Guru merupakan komponen paling menentukan dalam sistem
pendidikan secara keseluruhan, yang harus mendapat perhatian sentral, pertama
dan utama. Figur yang satu ini akan senantiasa menjadi sorotan strategis ketika
berbicara masalah pendidikan, karena guru selalu terkait dengan komponen
manapun dalam sistem pendidikan. Guru memegang peran utama dalam pembangunan
pendidikan, khususnya yang diselenggarakan secara formal di sekolah. Guru juga
sangat menentukan keberhasilan peserta didik, terutama dalam kaitannya dengan
proses belajar mengajar.

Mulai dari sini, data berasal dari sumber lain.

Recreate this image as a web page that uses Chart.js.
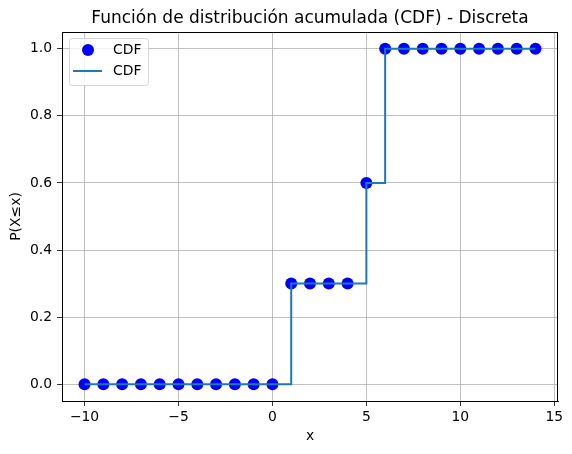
<!DOCTYPE html>
<html>
<head>
<meta charset="utf-8">
<script src="https://cdn.jsdelivr.net/npm/chart.js@4"></script>
<style>
	html, body { margin: 0; padding: 0; background: #fff; }
	#wrap { width: 572px; height: 454px; }
</style>
</head>
<body>
<div id="wrap"><canvas id="myChart" width="572" height="454"></canvas></div>
<script>
// datos
const xValues = [-10, -9, -8, -7, -6, -5, -4, -3, -2, -1, 0, 1, 2, 3, 4, 5, 6, 7, 8, 9, 10, 11, 12, 13, 14]
const cdfValues = [0, 0, 0, 0, 0, 0, 0, 0, 0, 0, 0, 0.3, 0.3, 0.3, 0.3, 0.6, 1, 1, 1, 1, 1, 1, 1, 1, 1]
const xTicks = [-10, -5, 0, 5, 10, 15]
const yTicks = [0, 0.2, 0.4, 0.6, 0.8, 1.0]
const titulo = 'Función de distribución acumulada (CDF) - Discreta'
const xLabel = 'x'
const yLabel = 'P(X≤x)'
const serieLabels = ['CDF', 'CDF']

const FONT = 'DejaVu Sans'
const points = xValues.map((x, i) => ({ x: x, y: cdfValues[i] }))

// titulo, bordes y leyenda al estilo matplotlib
const extras = {
	id: 'extras',
	afterDatasetsDraw(chart) {
		const ctx = chart.ctx
		const ca = chart.chartArea
		ctx.save()
		ctx.strokeStyle = '#000'
		ctx.lineWidth = 1
		ctx.strokeRect(ca.left + 0.5, ca.top + 0.5, ca.right - ca.left - 1, ca.bottom - ca.top)

		ctx.fillStyle = '#000'
		ctx.font = '17px "' + FONT + '"'
		ctx.textAlign = 'center'
		ctx.textBaseline = 'alphabetic'
		ctx.fillText(titulo, (ca.left + ca.right) / 2, 23)

		// leyenda
		const x0 = ca.left + 7, y0 = ca.top + 6, w = 79, h = 47, r = 3
		ctx.beginPath()
		ctx.roundRect(x0 + 0.5, y0 + 0.5, w, h, r)
		ctx.fillStyle = 'rgba(255,255,255,0.8)'
		ctx.fill()
		ctx.strokeStyle = 'rgba(204,204,204,0.8)'
		ctx.stroke()

		const ds = chart.data.datasets
		ctx.beginPath()
		ctx.arc(x0 + 19, y0 + 12, 6, 0, Math.PI * 2)
		ctx.fillStyle = ds[0].backgroundColor
		ctx.fill()

		ctx.beginPath()
		ctx.moveTo(x0 + 4, y0 + 33)
		ctx.lineTo(x0 + 33, y0 + 33)
		ctx.strokeStyle = ds[1].borderColor
		ctx.lineWidth = 2
		ctx.stroke()

		ctx.fillStyle = '#000'
		ctx.font = '13.9px "' + FONT + '"'
		ctx.textAlign = 'left'
		ctx.textBaseline = 'middle'
		ctx.fillText(ds[0].label, x0 + 44, y0 + 12)
		ctx.fillText(ds[1].label, x0 + 44, y0 + 33)
		ctx.restore()
	}
}

const grid = {
	color: '#b0b0b0',
	lineWidth: 0.8,
	drawTicks: true,
	tickLength: 5,
	tickColor: '#000',
}

new Chart(document.getElementById('myChart').getContext('2d'), {
	type: 'scatter',
	data: {
		datasets: [
			{
				label: serieLabels[0],
				data: points,
				backgroundColor: '#0000ff',
				borderWidth: 0,
				pointRadius: 6,
				pointHoverRadius: 6,
				order: 2,
			},
			{
				type: 'line',
				label: serieLabels[1],
				data: points,
				borderColor: '#1f77b4',
				backgroundColor: '#1f77b4',
				borderWidth: 2,
				pointRadius: 0,
				fill: false,
				stepped: 'before',
				tension: 0,
				order: 1,
			},
		],
	},
	options: {
		responsive: false,
		animation: false,
		layout: { padding: { top: 32, right: 14, left: 0, bottom: 0 } },
		plugins: {
			legend: { display: false },
			title: { display: false },
			tooltip: { enabled: false },
		},
		scales: {
			x: {
				type: 'linear',
				min: -11.2,
				max: 15.2,
				grid: grid,
				border: { color: '#000', width: 1 },
				afterBuildTicks: (scale) => { scale.ticks = xTicks.map(v => ({ value: v })) },
				afterFit: (scale) => { scale.height = 53 },
				ticks: {
					color: '#000',
					padding: 3,
					maxRotation: 0,
					font: { family: FONT, size: 13.9 },
					callback: (v) => v < 0 ? '\u2212' + Math.abs(v) : String(v),
				},
				title: {
					display: true,
					text: xLabel,
					color: '#000',
					font: { family: FONT, size: 13.9 },
					padding: { top: 0, bottom: 9 },
				},
			},
			y: {
				type: 'linear',
				min: -0.05,
				max: 1.05,
				grid: grid,
				border: { color: '#000', width: 1 },
				afterBuildTicks: (scale) => { scale.ticks = yTicks.map(v => ({ value: v })) },
				afterFit: (scale) => { scale.width = 62 },
				ticks: {
					color: '#000',
					padding: 5,
					font: { family: FONT, size: 13.9 },
					callback: (v) => Number(v).toFixed(1),
				},
				title: {
					display: true,
					text: yLabel,
					color: '#000',
					font: { family: FONT, size: 13.9 },
					padding: { top: 8, bottom: 0 },
				},
			},
		},
	},
	plugins: [extras],
})
</script>
</body>
</html>
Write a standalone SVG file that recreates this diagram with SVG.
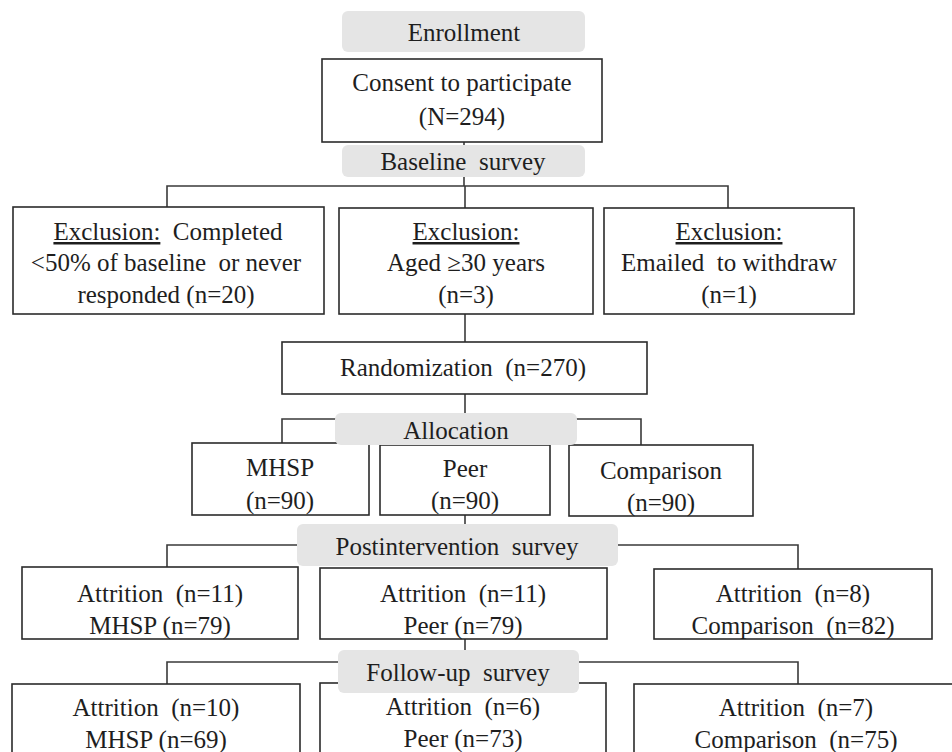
<svg xmlns="http://www.w3.org/2000/svg" width="952" height="752" viewBox="0 0 952 752">
<style>
  .box { fill: #ffffff; stroke: #2b2b2b; stroke-width: 1.6; }
  .lbl { fill: #e5e5e5; stroke: none; }
  .ln { fill: none; stroke: #3a3a3a; stroke-width: 1.6; }
  text { font-family: "Liberation Serif", "Times New Roman", serif; font-size: 25px; fill: #1e1e1e; text-anchor: middle; white-space: pre; }
  .u { text-decoration: underline; }
</style>
<rect x="0" y="0" width="952" height="752" fill="#ffffff"/>
<g id="connectors">
  <line class="ln" x1="464" y1="142" x2="464" y2="146"/>
  <line class="ln" x1="464" y1="176" x2="464" y2="186"/>
  <polyline class="ln" points="167,207 167,186 728,186 728,208"/>
  <line class="ln" x1="465" y1="186" x2="465" y2="208"/>
  <line class="ln" x1="465" y1="314" x2="465" y2="342"/>
  <line class="ln" x1="465" y1="394" x2="465" y2="414"/>
  <polyline class="ln" points="336,419 282,419 282,443"/>
  <polyline class="ln" points="576,419 641,419 641,445"/>
  <line class="ln" x1="465" y1="515" x2="465" y2="525"/>
  <polyline class="ln" points="298,545 167,545 167,567"/>
  <polyline class="ln" points="617,545 798,545 798,569"/>
  <line class="ln" x1="465" y1="639" x2="465" y2="651"/>
  <polyline class="ln" points="339,662 167,662 167,684"/>
  <polyline class="ln" points="578,662 798,662 798,684"/>
</g>
<g id="enrollment">
  <rect class="lbl" x="342" y="11" width="243" height="41" rx="6"/>
  <text x="464" y="41">Enrollment</text>
</g>
<g id="consent">
  <rect class="box" x="322" y="59" width="280" height="83"/>
  <text x="462" y="91">Consent to participate</text>
  <text x="462" y="125">(N=294)</text>
</g>
<g id="baseline">
  <rect class="lbl" x="342" y="145" width="243" height="32" rx="6"/>
  <text x="463" y="170">Baseline  survey</text>
</g>
<g id="excl1">
  <rect class="box" x="13" y="207" width="311" height="107"/>
  <text x="168" y="240"><tspan class="u">Exclusion:</tspan>  Completed</text>
  <text x="166" y="271">&lt;50% of baseline  or never</text>
  <text x="166" y="303">responded (n=20)</text>
</g>
<g id="excl2">
  <rect class="box" x="339" y="208" width="254" height="106"/>
  <text x="466" y="240"><tspan class="u">Exclusion:</tspan></text>
  <text x="466" y="271">Aged ≥30 years</text>
  <text x="466" y="303">(n=3)</text>
</g>
<g id="excl3">
  <rect class="box" x="604" y="208" width="250" height="106"/>
  <text x="729" y="240"><tspan class="u">Exclusion:</tspan></text>
  <text x="729" y="271">Emailed  to withdraw</text>
  <text x="729" y="303">(n=1)</text>
</g>
<g id="randomization">
  <rect class="box" x="282" y="342" width="365" height="52"/>
  <text x="463" y="376">Randomization  (n=270)</text>
</g>
<g id="alloc-mhsp">
  <rect class="box" x="192" y="443" width="177" height="72"/>
  <text x="280" y="476">MHSP</text>
  <text x="280" y="509">(n=90)</text>
</g>
<g id="alloc-peer">
  <rect class="box" x="380" y="445" width="170" height="70"/>
  <text x="465" y="477">Peer</text>
  <text x="465" y="509">(n=90)</text>
</g>
<g id="alloc-comparison">
  <rect class="box" x="569" y="445" width="184" height="71"/>
  <text x="661" y="479">Comparison</text>
  <text x="661" y="511">(n=90)</text>
</g>
<g id="allocation">
  <rect class="lbl" x="335" y="413" width="242" height="32" rx="6"/>
  <text x="456" y="439">Allocation</text>
</g>
<g id="postintervention">
  <rect class="lbl" x="297" y="524" width="321" height="42" rx="6"/>
  <text x="457" y="555">Postintervention  survey</text>
</g>
<g id="post-mhsp">
  <rect class="box" x="22" y="567" width="276" height="72"/>
  <text x="160" y="602">Attrition  (n=11)</text>
  <text x="160" y="634">MHSP (n=79)</text>
</g>
<g id="post-peer">
  <rect class="box" x="320" y="568" width="287" height="71"/>
  <text x="463" y="602">Attrition  (n=11)</text>
  <text x="463" y="634">Peer (n=79)</text>
</g>
<g id="post-comparison">
  <rect class="box" x="654" y="569" width="278" height="70"/>
  <text x="793" y="602">Attrition  (n=8)</text>
  <text x="793" y="634">Comparison  (n=82)</text>
</g>
<g id="follow-mhsp">
  <rect class="box" x="12" y="684" width="288" height="90"/>
  <text x="156" y="716">Attrition  (n=10)</text>
  <text x="156" y="748">MHSP (n=69)</text>
</g>
<g id="follow-peer">
  <rect class="box" x="320" y="683" width="286" height="90"/>
  <text x="463" y="715">Attrition  (n=6)</text>
  <text x="463" y="747">Peer (n=73)</text>
</g>
<g id="follow-comparison">
  <rect class="box" x="634" y="684" width="330" height="90"/>
  <text x="796" y="716">Attrition  (n=7)</text>
  <text x="796" y="748">Comparison  (n=75)</text>
</g>
<g id="followup">
  <rect class="lbl" x="338" y="650" width="241" height="43" rx="6"/>
  <text x="458" y="681">Follow-up  survey</text>
</g>
</svg>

Guru merupakan komponen yang paling berpengaruh
terhadap terciptanya proses dan hasil pendidikan yang berkualitas. Oleh karena
itu, upaya perbaikan apa pun yang dilakukan untuk meningkatkan kualitas
pendidikan tidak akan memberikan sumbangan yang siknifikan tanpa didukung oleh
guru yang profesional dan berkualitas. Dengan kata lain, perbaikan kualitas
pendidikan harus berpangkal dari guru dan berujung pada guru pula.
Adapun skenario yang diprogramkan untuk meningkatkan mutu
pendidik meliputi beberapa tahapan yang harus saling terkait. Langkah pertama
yang perlu diambil adalah tahapan yang dinilai sangat penting sebagai titik
awal (starting point) untuk melakukan langkah-langkah berikutnya.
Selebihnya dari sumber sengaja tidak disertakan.